Cette politique du pire, du désastre même, comme le disent certains, est-ce ce que cherche Sharon? Cela est bien possible, tant la violence à l'égard des Palestiniens fut et reste inhérente à toute la politique sioniste. Israël s'est construit sur la dépossession d'un peuple, spolié et humilié depuis plus de cinquante ans maintenant. Sa haine à l'égard des dirigeants sionistes et la légitimité de ses aspirations à retrouver ses droits nationaux ont servi de terreau au développement de mouvements nationalistes, peu ou pas religieux dans un premier temps, ultra-religieux dans un second temps.
Cela peut paraître paradoxal, mais les mouvement religieux comme celui des Frères musulmans, auquel Yassine a longtemps appartenu, furent dans les années 1980 favorisés par les dirigeants israéliens qui entendaient se servir d'eux pour limiter l'influence du Fatah. Mal leur en prit. Dès que ces mouvements eurent acquis une certaine base de masse, ils reflétèrent à leur façon quelques-uns des sentiments et quelques-unes des volontés de la population, dévoyant ainsi son combat national et social dans la voie d'affrontements désespérés, utilisant notamment comme moyens d'action les actes terroristes et les attentats suicides à l'encontre des civils israéliens.
Malheureusement, alors que la politique agressive des dirigeants israéliens vise à créer un fossé toujours plus grand entre la population israélienne et les aspirations pourtant légitimes des Palestiniens, cette politique des groupes islamistes palestiniens accentue encore ce fossé.
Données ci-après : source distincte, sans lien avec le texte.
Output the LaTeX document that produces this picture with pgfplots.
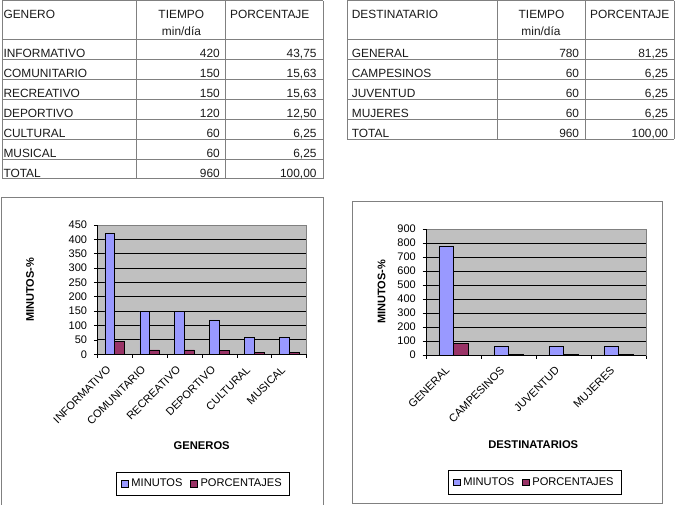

En même temps, elle aboutit à soustraire tous les actes de la résistance militaire au contrôle de la population palestinienne, pourtant la première concernée.
Mais, dans le conflit qui oppose les gouvernants israéliens à la population palestinienne, notre solidarité va à cette dernière, quels que soient les dirigeants qu'elle s'est choisi, tout simplement parce que son combat est juste et parce que la principale responsabilité dans la situation actuelle appartient aux dirigeants israéliens et à leur politique brutale d'agression, qui depuis des décennies bafoue les droits élémentaires de tout un peuple. Et malheureusement, avec l'assassinat du cheik Yassine, le 22 mars, ils semblent avoir franchi encore un pas dans la voie de l'aggravation du conflit.